Licenciamento questionado e risco Ambiental
Um dos pontos centrais da contestação do MPF é a forma como o Costeira Parque foi autorizado. Segundo o procurador Camões Boaventura, embora o projeto possa se enquadrar como de interesse social, a legislação federal (Código Florestal e Lei de Gerenciamento Costeiro) exige uma avaliação técnica rigorosa para intervenções em APPs que garanta ser de baixo impacto.
“A legislação federal exige que intervenções nessa área, [com] supressão de área de preservação permanente, só podem ocorrer em três situações: utilidade pública, interesse social e baixo impacto. No caso do Costeira Parque, é inequívoco que estamos diante de uma intervenção que atende ao interesse social. O problema é: foi verificado do ponto de vista técnico se é de baixo impacto? Até onde sabemos, não tem essa avaliação técnica, tendo em vista que a licença ambiental que o autorizou, é uma licença ambiental simplificada”, explicou o procurador.
O MPF argumenta que uma licença ambiental simplificada é insuficiente e que seria necessário um Estudo de Impacto Ambiental (EIA/Rima), um documento robusto e multidisciplinar, para atestar o baixo impacto e autorizar a intervenção.
Alvo da ação e medidas solicitadas
Os procuradores Camões Boaventura e Victor Mariz, autores da ação, defendem que qualquer mudança na Via Costeira deve ser analisada com extrema cautela, considerando aspectos ecológicos, sociais, culturais e econômicos.
A ação foi movida contra:
- O Município de Natal e a Câmara Municipal de Natal.
- A Assembleia Legislativa do Rio Grande do Norte.
- O Instituto de Desenvolvimento Sustentável e Meio Ambiente (Idema/RN).
O MPF pede julgamento de urgência devido aos riscos de danos ambientais irreversíveis e à insegurança jurídica gerada pelas novas normas, que não respeitam a legislação federal.
Em caráter liminar, o MPF solicita à Justiça:
- A suspensão imediata de trechos ou da íntegra de leis e instruções normativas recentes que afrouxaram as regras.
- A suspensão de licenças concedidas pela Semurb ou Idema após a vigência do novo Plano Diretor (7 de março de 2022) que não sigam o Código Florestal.
- A proibição de novas licenças ou alvarás que violem as regras de proteção ambiental.
- Que os órgãos ambientais sejam obrigados a realizar a fiscalização adequada da área.

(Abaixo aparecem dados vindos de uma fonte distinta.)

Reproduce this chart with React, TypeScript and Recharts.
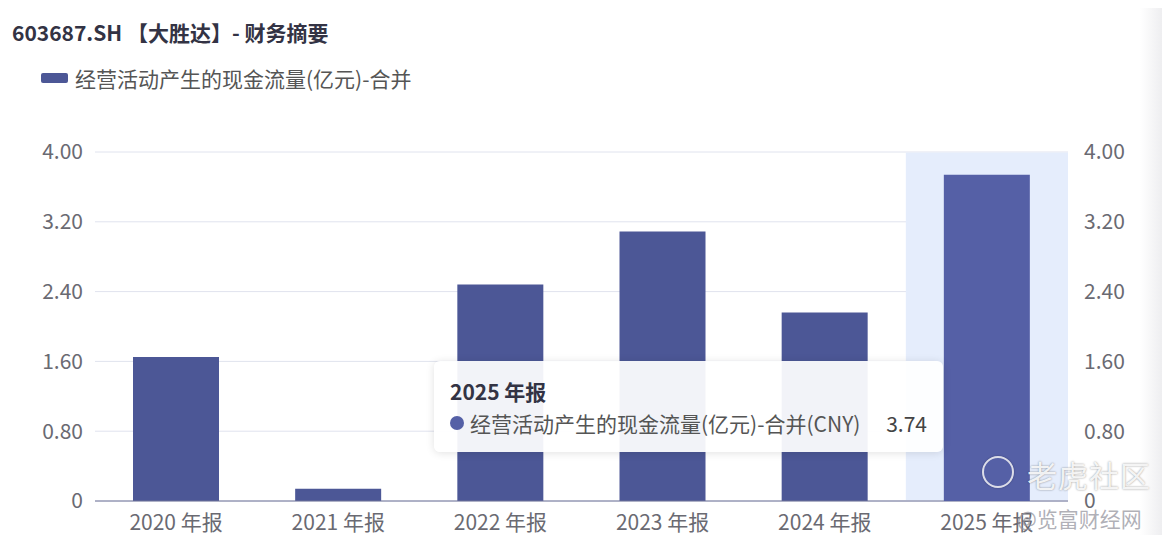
import { Bar, BarChart, CartesianGrid, Line, Tooltip, XAxis, YAxis } from "recharts";

const periods = ["2020 年报", "2021 年报", "2022 年报", "2023 年报", "2024 年报", "2025 年报"];
const cashFlow = [1.65, 0.14, 2.48, 3.09, 2.16, 3.74];
const yTicks = [0, 0.8, 1.6, 2.4, 3.2, 4.0];

const SERIES_NAME = "经营活动产生的现金流量(亿元)-合并";
const BAR_COLOR = "#4c5796";
const ACTIVE_COLOR = "#5560a6";
const FONT = '"Noto Sans CJK SC", "Noto Sans", sans-serif';
const TICK = { fontSize: 21, fill: "#6a6a72", fontFamily: FONT } as const;

const data = periods.map((period, index) => ({ period, value: cashFlow[index] }));

const formatTick = (value: number) => (value === 0 ? "0" : value.toFixed(2));

function TooltipBox({ active, payload, label }: any) {
  const entry = payload?.find((item: any) => item.dataKey === "value");
  if (!active || !entry) {
    return null;
  }
  return (
    <div
      style={{
        width: 509,
        height: 91,
        boxSizing: "border-box",
        background: "rgba(255,255,255,0.93)",
        borderRadius: 6,
        boxShadow: "0 1px 8px rgba(0,0,0,0.12)",
        padding: "14px 16px 0 16px",
        fontFamily: FONT,
        color: "#333344"
      }}
    >
      <div style={{ fontSize: 21, fontWeight: 700, lineHeight: "32px" }}>{label}</div>
      <div style={{ display: "flex", alignItems: "center", fontSize: 21, lineHeight: "32px", color: "#555" }}>
        <span
          style={{
            width: 14,
            height: 14,
            borderRadius: 7,
            background: ACTIVE_COLOR,
            display: "inline-block",
            marginRight: 6
          }}
        />
        <span>{SERIES_NAME}(CNY)</span>
        <span style={{ marginLeft: "auto", color: "#444" }}>{(entry.value as number).toFixed(2)}</span>
      </div>
    </div>
  );
}

export default function App() {
  return (
    <div style={{ position: "relative", width: 1170, height: 543, margin: -8, background: "#fff", overflow: "hidden", fontFamily: FONT }}>
      <div style={{ position: "absolute", left: 12, top: 17, fontSize: 21, fontWeight: 700, color: "#333344" }}>
        603687.SH 【大胜达】- 财务摘要
      </div>
      <div style={{ position: "absolute", left: 41, top: 63, display: "flex", alignItems: "center", fontSize: 21, color: "#555" }}>
        <span style={{ width: 27, height: 10, background: BAR_COLOR, borderRadius: 2, display: "inline-block", marginRight: 7 }} />
        {SERIES_NAME}
      </div>
      <BarChart width={1170} height={543} data={data} margin={{ top: 152, right: 0, bottom: 0, left: 0 }}>
        <CartesianGrid yAxisId="left" stroke="#e0e3ee" vertical={false} />
        <XAxis
          dataKey="period"
          height={42}
          tick={TICK}
          tickLine={false}
          axisLine={{ stroke: "#6e7396" }}
          tickMargin={8}
          interval={0}
        />
        <YAxis
          yAxisId="left"
          orientation="left"
          width={95}
          domain={[0, 4]}
          ticks={yTicks}
          tickFormatter={formatTick}
          tick={TICK}
          tickLine={false}
          axisLine={false}
          tickMargin={6}
        />
        <YAxis
          yAxisId="right"
          orientation="right"
          width={102}
          domain={[0, 4]}
          ticks={yTicks}
          tickFormatter={formatTick}
          tick={TICK}
          tickLine={false}
          axisLine={false}
          tickMargin={10}
        />
        <Tooltip
          active
          defaultIndex={5}
          cursor={{ fill: "#e5edfc" }}
          position={{ x: 434, y: 361 }}
          content={<TooltipBox />}
          isAnimationActive={false}
          wrapperStyle={{ outline: "none" }}
        />
        <Bar
          yAxisId="left"
          dataKey="value"
          name={SERIES_NAME}
          fill={BAR_COLOR}
          activeBar={{ fill: ACTIVE_COLOR }}
          barSize={86}
          isAnimationActive={false}
        />
        <Line
          yAxisId="right"
          dataKey="value"
          stroke="none"
          dot={false}
          activeDot={false}
          legendType="none"
          tooltipType="none"
          isAnimationActive={false}
        />
      </BarChart>
      <div style={{ position: "absolute", left: 982, top: 456, width: 28, height: 28, borderRadius: 16, border: "2px solid rgba(235,235,240,0.9)", boxShadow: "0 0 2px rgba(0,0,0,0.3)" }} />
      <div style={{ position: "absolute", left: 1027, top: 452, fontSize: 30, color: "rgba(255,255,255,0.9)", letterSpacing: 1, textShadow: "0 0 2px rgba(0,0,0,0.45)" }}>
        老虎社区
      </div>
      <div style={{ position: "absolute", left: 1017, top: 503, fontSize: 21, color: "rgba(150,150,160,0.75)" }}>
        @览富财经网
      </div>
      <div style={{ position: "absolute", right: 0, top: 0, width: 30, height: 543, background: "linear-gradient(to right, rgba(240,240,242,0), rgba(232,232,235,1))" }} />
    </div>
  );
}
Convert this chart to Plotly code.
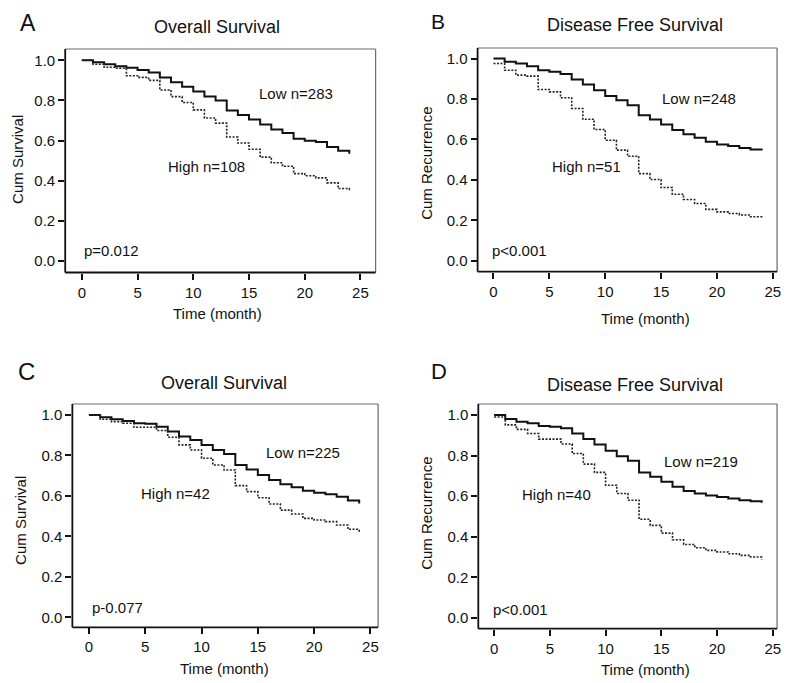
import plotly.graph_objects as go

W, H = 796, 683
OFF = 8                      # page body margin
FW, FH = W - OFF, H - OFF

months = list(range(25))

# Panel A: Overall Survival
a_low = [1.0, 0.99, 0.98, 0.97, 0.963, 0.952, 0.939, 0.914, 0.89, 0.868, 0.845, 0.82, 0.80,
         0.75, 0.728, 0.705, 0.68, 0.655, 0.638, 0.61, 0.60, 0.593, 0.568, 0.55, 0.535]
a_high = [1.0, 0.98, 0.965, 0.96, 0.923, 0.915, 0.90, 0.852, 0.819, 0.79, 0.753, 0.713, 0.687,
          0.618, 0.588, 0.557, 0.518, 0.49, 0.473, 0.436, 0.425, 0.415, 0.39, 0.362, 0.346]
# Panel B: Disease Free Survival
b_low = [1.0, 0.984, 0.975, 0.962, 0.942, 0.934, 0.923, 0.896, 0.871, 0.843, 0.815, 0.794, 0.769,
         0.72, 0.698, 0.674, 0.646, 0.626, 0.608, 0.588, 0.575, 0.567, 0.558, 0.55, 0.545]
b_high = [0.975, 0.942, 0.918, 0.913, 0.847, 0.835, 0.806, 0.753, 0.70, 0.649, 0.596, 0.547, 0.517,
          0.431, 0.402, 0.362, 0.329, 0.303, 0.283, 0.254, 0.242, 0.234, 0.226, 0.218, 0.209]
# Panel C: Overall Survival
c_low = [1.0, 0.988, 0.979, 0.97, 0.959, 0.956, 0.942, 0.918, 0.893, 0.876, 0.852, 0.827, 0.807,
         0.753, 0.731, 0.703, 0.679, 0.657, 0.643, 0.626, 0.616, 0.608, 0.596, 0.577, 0.563]
c_high = [1.0, 0.979, 0.967, 0.959, 0.939, 0.939, 0.923, 0.89, 0.852, 0.827, 0.786, 0.753, 0.728,
          0.651, 0.621, 0.591, 0.56, 0.53, 0.511, 0.489, 0.481, 0.473, 0.456, 0.435, 0.415]
# Panel D: Disease Free Survival
d_low = [1.0, 0.98, 0.967, 0.959, 0.946, 0.942, 0.934, 0.909, 0.881, 0.855, 0.824, 0.797, 0.774,
         0.717, 0.695, 0.671, 0.646, 0.626, 0.613, 0.603, 0.596, 0.588, 0.58, 0.575, 0.567]
d_high = [0.99, 0.951, 0.929, 0.909, 0.881, 0.881, 0.857, 0.81, 0.758, 0.717, 0.654, 0.613, 0.58,
          0.486, 0.456, 0.418, 0.385, 0.362, 0.346, 0.333, 0.325, 0.316, 0.308, 0.30, 0.288]

panel_letters = ["A", "B", "C", "D"]
panel_titles = ["Overall Survival", "Disease Free Survival", "Overall Survival", "Disease Free Survival"]
y_titles = ["Cum Survival", "Cum Recurrence", "Cum Survival", "Cum Recurrence"]
low_labels = ["Low n=283", "Low n=248", "Low n=225", "Low n=219"]
high_labels = ["High n=108", "High n=51", "High n=42", "High n=40"]
p_labels = ["p=0.012", "p<0.001", "p-0.077", "p<0.001"]
x_ticks = [0, 5, 10, 15, 20, 25]
y_ticks = [0.0, 0.2, 0.4, 0.6, 0.8, 1.0]
y_ticktext = ["0.0", "0.2", "0.4", "0.6", "0.8", "1.0"]

lows = [a_low, b_low, c_low, d_low]
highs = [a_high, b_high, c_high, d_high]

FONT = "Arial, Liberation Sans, Helvetica, sans-serif"
TXT = "#111111"

def px(x):
    return (x - OFF) / FW

def py(y):
    return 1 - (y - OFF) / FH

# box geometry in window pixels: (left, right, top, bottom), axis ranges
boxes = [
    (65.5, 377.5, 49, 272.5, [-1.49, 26.36], [-0.056, 1.056]),
    (480, 781, 48, 271.7, [-1.42, 25.38], [-0.054, 1.052]),
    (72.7, 380, 404, 627.3, [-1.47, 25.68], [-0.049, 1.054]),
    (480.7, 781, 404, 628.7, [-1.42, 25.38], [-0.053, 1.054]),
]
# letters: (x centre, top y, size)
letter_pos = [(28, 8, 23), (440, 8, 21), (27, 356, 24), (441, 357, 22)]
title_pos = [(218, 27), (638, 25), (225, 383), (638, 385)]
ytitle_pos = [(17, 159), (428, 163), (20, 520), (428, 513)]
xtitle_pos = [(219, 313), (649, 319), (226, 668), (649, 669)]
low_pos = [(19.2, 0.833), (18.4, 0.80), (19.05, 0.814), (18.6, 0.769)]
high_pos = [(11.2, 0.473), (8.3, 0.464), (7.66, 0.613), (5.6, 0.608)]
p_pos = [(0.0, 0.053), (-0.3, 0.05), (0.06, 0.047), (-0.27, 0.041)]

fig = go.Figure()
annotations = []
shapes = []

def ann(text, x, y, size, xref="paper", yref="paper", **kw):
    d = dict(text=text, x=x, y=y, xref=xref, yref=yref, showarrow=False,
             xanchor=kw.pop("xanchor", "center"), yanchor=kw.pop("yanchor", "middle"),
             font=dict(family=FONT, size=size, color=TXT))
    d.update(kw)
    annotations.append(d)

for i in range(4):
    ax = "" if i == 0 else str(i + 1)
    xa, ya = "x" + ax, "y" + ax
    fig.add_trace(go.Scatter(x=months, y=lows[i], mode="lines", line_shape="hv",
                             line=dict(color="#111111", width=2), xaxis=xa, yaxis=ya,
                             showlegend=False, hoverinfo="skip"))
    fig.add_trace(go.Scatter(x=months, y=highs[i], mode="lines", line_shape="hv",
                             line=dict(color="#222222", width=1.6, dash="2px,1.5px"),
                             xaxis=xa, yaxis=ya, showlegend=False, hoverinfo="skip"))
    l, r, t, b, xr, yr = boxes[i]
    common = dict(showline=False, showgrid=False, zeroline=False, ticks="outside", ticklen=6,
                  tickwidth=1.5, tickcolor="#111111",
                  tickfont=dict(family=FONT, size=15, color=TXT))
    fig.update_layout(**{
        "xaxis" + ax: dict(domain=[px(l), px(r)], range=xr, tickvals=x_ticks,
                           anchor=ya, **common),
        "yaxis" + ax: dict(domain=[py(b), py(t)], range=yr, tickvals=y_ticks,
                           ticktext=y_ticktext, anchor=xa, **common),
    })
    dx, dy = xa + " domain", ya + " domain"
    # top and right frame lines (grey, thin)
    shapes.append(dict(type="line", xref=dx, yref=dy, x0=0, x1=1, y0=1, y1=1,
                       line=dict(color="#6a6a6a", width=1.2), layer="above"))
    shapes.append(dict(type="line", xref=dx, yref=dy, x0=1, x1=1, y0=0, y1=1,
                       line=dict(color="#6a6a6a", width=1.2), layer="above"))
    # left and bottom frame lines (black)
    shapes.append(dict(type="line", xref=dx, yref=dy, x0=0, x1=0, y0=0, y1=1,
                       line=dict(color="#111111", width=1.8), layer="above"))
    shapes.append(dict(type="line", xref=dx, yref=dy, x0=0, x1=1, y0=0, y1=0,
                       line=dict(color="#111111", width=1.8), layer="above"))
    lx, ly, ls = letter_pos[i]
    ann(panel_letters[i], px(lx), py(ly), ls, yanchor="top")
    tx, ty = title_pos[i]
    ann(panel_titles[i], px(tx), py(ty), 18)
    yx, yy = ytitle_pos[i]
    ann(y_titles[i], px(yx), py(yy), 15, textangle=-90)
    xx, xy = xtitle_pos[i]
    ann("Time (month)", px(xx), py(xy), 15)
    ann(low_labels[i], low_pos[i][0], low_pos[i][1], 15, xref=xa, yref=ya)
    ann(high_labels[i], high_pos[i][0], high_pos[i][1], 15, xref=xa, yref=ya)
    ann(p_labels[i], p_pos[i][0], p_pos[i][1], 15, xref=xa, yref=ya, xanchor="left")

fig.update_layout(width=FW, height=FH, margin=dict(l=0, r=0, t=0, b=0),
                  paper_bgcolor="white", plot_bgcolor="white",
                  annotations=annotations, shapes=shapes)
fig.write_html("out.html")
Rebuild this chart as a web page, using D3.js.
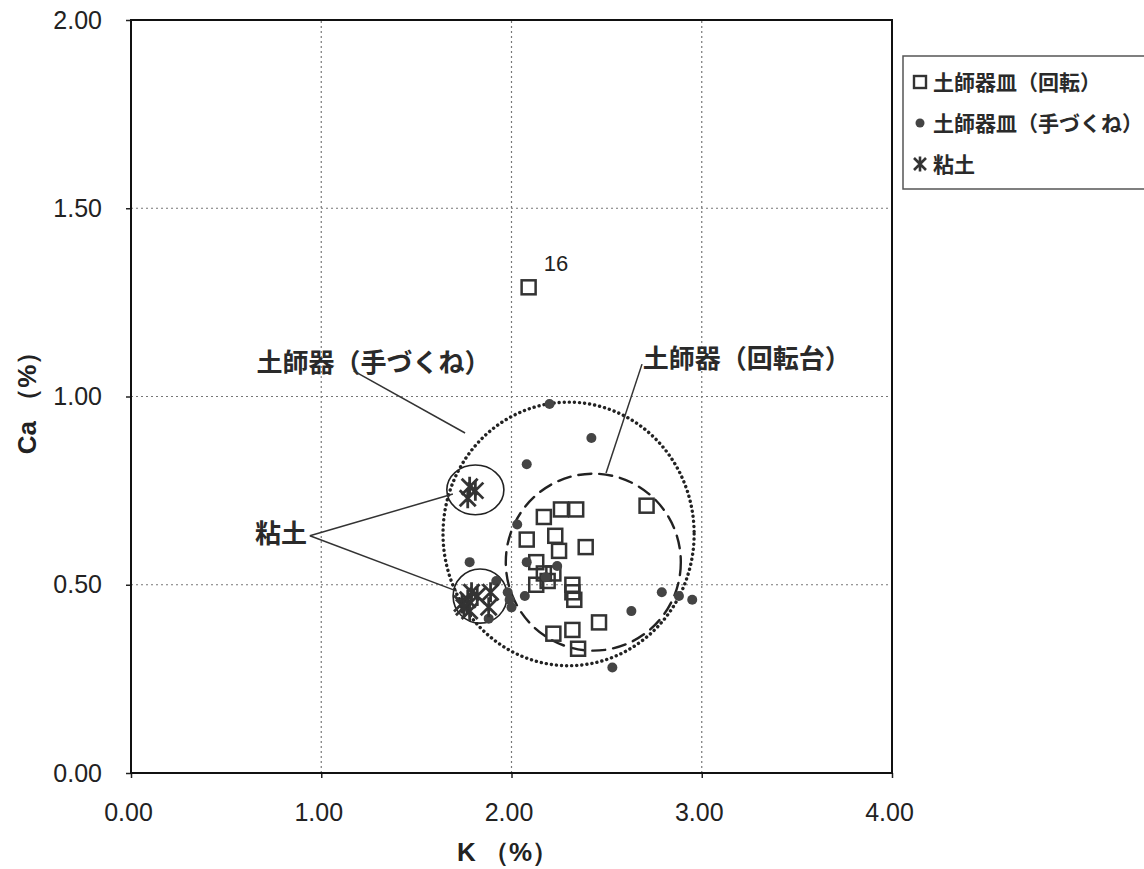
<!DOCTYPE html>
<html>
<head>
<meta charset="utf-8">
<script src="https://cdn.jsdelivr.net/npm/d3@7"></script>
<style>
  body { margin: 0; background: #fff; }
  svg { display: block; }
</style>
</head>
<body>
<svg width="1144" height="869"></svg>
<script>
(function () {

  // series names (legend order)
  var seriesNames = ['土師器皿（回転）', '土師器皿（手づくね）', '粘土']

  // 土師器皿（回転） : [K %, Ca %]
  var kaitenPoints = [
    [2.09, 1.29], [2.71, 0.71], [2.26, 0.70], [2.34, 0.70], [2.17, 0.68],
    [2.23, 0.63], [2.08, 0.62], [2.39, 0.60], [2.25, 0.59], [2.13, 0.56],
    [2.22, 0.53], [2.17, 0.53], [2.13, 0.50], [2.19, 0.51], [2.32, 0.50],
    [2.32, 0.48], [2.33, 0.46], [2.46, 0.40], [2.22, 0.37], [2.32, 0.38],
    [2.35, 0.33]
  ]

  // 土師器皿（手づくね）
  var tezukunePoints = [
    [2.20, 0.98], [2.42, 0.89], [2.08, 0.82], [2.03, 0.66], [2.08, 0.56],
    [2.24, 0.55], [1.78, 0.56], [1.92, 0.51], [1.98, 0.48], [1.99, 0.46],
    [2.00, 0.44], [2.07, 0.47], [1.88, 0.41], [2.79, 0.48], [2.88, 0.47],
    [2.95, 0.46], [2.63, 0.43], [2.53, 0.28], [2.18, 0.52]
  ]

  // 粘土
  var nendoPoints = [
    [1.78, 0.76], [1.81, 0.75], [1.77, 0.73],
    [1.74, 0.45], [1.77, 0.46], [1.82, 0.47], [1.89, 0.48], [1.88, 0.44],
    [1.78, 0.43], [1.75, 0.44], [1.79, 0.48]
  ]

  var xTicks = [0, 1, 2, 3, 4]
  var yTicks = [0, 0.5, 1, 1.5, 2]

  // grouping ellipses: [K centre, Ca centre, K radius, Ca radius]
  var groupTezukune = [2.30, 0.635, 0.66, 0.35]
  var groupKaiten = [2.43, 0.56, 0.46, 0.235]
  var groupNendo = [[1.81, 0.752, 0.15, 0.066], [1.835, 0.47, 0.142, 0.072]]

  var svg = d3.select('svg')

  var x = d3.scaleLinear().domain([0, 4]).range([131, 892])
  var y = d3.scaleLinear().domain([0, 2]).range([773, 20])

  var tickFont = '"Liberation Sans", Arial, sans-serif'
  var jpFont = '"Noto Sans CJK JP", "Noto Sans", sans-serif'

  // gridlines
  svg.append('g')
    .selectAll('line.gx')
    .data([1, 2, 3])
    .enter().append('line')
    .attr('x1', d => x(d)).attr('x2', d => x(d))
    .attr('y1', y(0)).attr('y2', y(2))
    .attr('stroke', '#777').attr('stroke-width', 1.2)
    .attr('stroke-dasharray', '2,3')

  svg.append('g')
    .selectAll('line.gy')
    .data([0.5, 1, 1.5])
    .enter().append('line')
    .attr('x1', x(0)).attr('x2', x(4))
    .attr('y1', d => y(d)).attr('y2', d => y(d))
    .attr('stroke', '#777').attr('stroke-width', 1.2)
    .attr('stroke-dasharray', '2,3')

  // axes
  var xAxis = svg.append('g')
    .attr('transform', 'translate(0,' + y(0) + ')')
    .call(d3.axisBottom(x).tickValues(xTicks).tickFormat(d3.format('.2f'))
      .tickSizeInner(5).tickSizeOuter(0).tickPadding(25))
  var yAxis = svg.append('g')
    .attr('transform', 'translate(' + x(0) + ',0)')
    .call(d3.axisLeft(y).tickValues(yTicks).tickFormat(d3.format('.2f'))
      .tickSizeInner(5).tickSizeOuter(0).tickPadding(24))

  ;[xAxis, yAxis].forEach(function (g) {
    g.select('.domain').remove()
    g.selectAll('line').attr('stroke', '#222').attr('stroke-width', 1.5)
    g.selectAll('text')
      .attr('font-family', tickFont)
      .attr('font-size', 25)
      .attr('fill', '#222')
  })
  xAxis.selectAll('text').attr('dx', -3)

  // frame
  svg.append('rect')
    .attr('x', x(0)).attr('y', y(2))
    .attr('width', x(4) - x(0)).attr('height', y(0) - y(2))
    .attr('fill', 'none').attr('stroke', '#111').attr('stroke-width', 2)

  // axis titles
  svg.append('text')
    .attr('x', (x(0) + x(4)) / 2 - 4).attr('y', 861)
    .attr('text-anchor', 'middle')
    .attr('font-family', tickFont).attr('font-weight', 'bold')
    .attr('font-size', 26).attr('fill', '#222')
    .text('K （%）')

  svg.append('text')
    .attr('transform', 'translate(36,' + y(1) + ') rotate(-90)')
    .attr('text-anchor', 'middle')
    .attr('font-family', tickFont).attr('font-weight', 'bold')
    .attr('font-size', 26).attr('fill', '#222')
    .text('Ca （%）')

  // grouping ellipses
  function ellipse(e, dash, width) {
    svg.append('ellipse')
      .attr('cx', x(e[0])).attr('cy', y(e[1]))
      .attr('rx', x(e[0] + e[2]) - x(e[0]))
      .attr('ry', y(e[1]) - y(e[1] + e[3]))
      .attr('fill', 'none').attr('stroke', '#222')
      .attr('stroke-width', width)
      .attr('stroke-dasharray', dash)
      .attr('stroke-linecap', dash ? 'round' : 'butt')
  }
  ellipse(groupTezukune, '0.1,5', 3.4)
  ellipse(groupKaiten, '13,8', 2.4)
  groupNendo.forEach(e => ellipse(e, null, 1.6))

  // marks
  var sq = 14
  svg.append('g')
    .selectAll('rect')
    .data(kaitenPoints)
    .enter().append('rect')
    .attr('x', d => x(d[0]) - sq / 2)
    .attr('y', d => y(d[1]) - sq / 2)
    .attr('width', sq).attr('height', sq)
    .attr('fill', 'none').attr('stroke', '#333').attr('stroke-width', 2.5)

  svg.append('g')
    .selectAll('circle')
    .data(tezukunePoints)
    .enter().append('circle')
    .attr('cx', d => x(d[0])).attr('cy', d => y(d[1]))
    .attr('r', 5)
    .attr('fill', '#444')

  function starPath(s) {
    return 'M' + -s + ',' + -s + 'L' + s + ',' + s +
      'M' + -s + ',' + s + 'L' + s + ',' + -s +
      'M0,' + (-s * 1.25) + 'L0,' + (s * 1.25)
  }
  svg.append('g')
    .selectAll('path')
    .data(nendoPoints)
    .enter().append('path')
    .attr('transform', d => 'translate(' + x(d[0]) + ',' + y(d[1]) + ')')
    .attr('d', starPath(8))
    .attr('fill', 'none').attr('stroke', '#333').attr('stroke-width', 2.8)

  // annotations: text position and leader lines in data units
  var labels = [
    { text: '土師器（手づくね）', k: 0.66, ca: 1.09, lines: [[[1.17, 1.068], [1.756, 0.903]]] },
    { text: '土師器（回転台）', k: 2.69, ca: 1.10, lines: [[[2.686, 1.086], [2.497, 0.797]]] },
    { text: '粘土', k: 0.652, ca: 0.635, lines: [[[0.94, 0.63], [1.692, 0.741]], [[0.94, 0.63], [1.713, 0.483]]] }
  ]

  labels.forEach(function (l) {
    svg.append('text')
      .attr('x', x(l.k)).attr('y', y(l.ca))
      .attr('dy', '0.36em')
      .attr('font-family', jpFont).attr('font-weight', 'bold')
      .attr('font-size', 26).attr('fill', '#2a2a2a')
      .text(l.text)
    l.lines.forEach(function (seg) {
      svg.append('line')
        .attr('x1', x(seg[0][0])).attr('y1', y(seg[0][1]))
        .attr('x2', x(seg[1][0])).attr('y2', y(seg[1][1]))
        .attr('stroke', '#333').attr('stroke-width', 1.5)
    })
  })

  svg.append('text')
    .attr('x', x(2.17)).attr('y', y(1.355))
    .attr('dy', '0.36em')
    .attr('font-family', tickFont).attr('font-size', 22).attr('fill', '#222')
    .text('16')

  // legend
  var legend = svg.append('g')
  legend.append('rect')
    .attr('x', 903).attr('y', 56).attr('width', 260).attr('height', 133)
    .attr('fill', '#fff').attr('stroke', '#555').attr('stroke-width', 1.5)

  var rowY = d3.scalePoint().domain(seriesNames).range([82, 164])

  legend.selectAll('text')
    .data(seriesNames)
    .enter().append('text')
    .attr('x', 933).attr('y', d => rowY(d))
    .attr('dy', '0.36em')
    .attr('font-family', jpFont).attr('font-weight', 'bold')
    .attr('font-size', 21).attr('fill', '#2a2a2a')
    .text(d => d)

  legend.append('rect')
    .attr('x', 914).attr('y', rowY(seriesNames[0]) - 6)
    .attr('width', 12).attr('height', 12)
    .attr('fill', 'none').attr('stroke', '#333').attr('stroke-width', 2.4)
  legend.append('circle')
    .attr('cx', 920).attr('cy', rowY(seriesNames[1]))
    .attr('r', 4.5).attr('fill', '#444')
  legend.append('path')
    .attr('transform', 'translate(920,' + rowY(seriesNames[2]) + ')')
    .attr('d', starPath(6))
    .attr('fill', 'none').attr('stroke', '#333').attr('stroke-width', 2.6)

})()
</script>
</body>
</html>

Ao final do processo, o pedido é pela nulidade definitiva dessas normas e que os réus sejam obrigados a elaborar um Plano de Proteção e Gestão Ambiental da Via Costeira de Natal com participação social e medidas de proteção e recuperação de APPs, além de mitigação da erosão.
Riscos de erosão e pressão imobiliária
A Via Costeira, um trecho de aproximadamente 9 km entre as praias de Ponta Negra e Areia Preta, é composta por ecossistemas de dunas e restingas, que são cruciais para o controle da erosão, a recarga de aquíferos e a biodiversidade.
Peritos do MPF e da UFRN atestam que as leis contestadas – incluindo trechos do Plano Diretor de Natal – permitem intervenções em terrenos vazios que deveriam ser não edificáveis por sua importância ecológica.
Ocupações intensivas, alerta o MPF, podem acelerar processos erosivos, com risco de danos irreversíveis. Como exemplo, a ação cita a vizinha Ponta Negra, que já precisou de um custoso aterro hidráulico (“engorda”) de mais de R$ 110 milhões, cujos estudos indicam o avanço da erosão justamente em direção à Via Costeira.
Além disso, o MPF aponta que:
- A área faz fronteira com bairros populosos, como Areia Preta e Praia do Meio, aumentando o risco de desastres e afetando a segurança populacional em um cenário de eventos climáticos extremos e aumento do nível do mar.
- A ocupação desordenada pode prejudicar o vizinho Parque das Dunas, a maior reserva de Mata Atlântica sobre dunas do Brasil.
- O avanço da pressão imobiliária levará a um ônus duplo para o interesse público, pois áreas que hoje atuam como proteção natural serão ocupadas por interesses privados, demandando futuros e caros gastos públicos para obras de contenção contra o avanço do mar.
Histórico de alertas
A ação do MPF teve origem em denúncias de mais de 20 organizações da sociedade civil. Em setembro de 2024, o MPF e o Ministério Público do Rio Grande do Norte (MPRN) já haviam emitido uma recomendação conjunta pedindo a suspensão de novas autorizações na Via Costeira até a conclusão de diagnósticos técnicos.
No entanto, o pedido não foi acatado. Pelo contrário, a Prefeitura de Natal publicou em outubro uma instrução normativa que, na visão do MPF, flexibilizou ainda mais as regras de licenciamento e até relativizou o dever de garantir o acesso público à praia.
Em audiência pública realizada em junho, a população demonstrou amplo apoio à destinação da Via Costeira para o interesse coletivo, priorizando lazer, esporte, contemplação e preservação ambiental, em vez de novos grandes empreendimentos privados.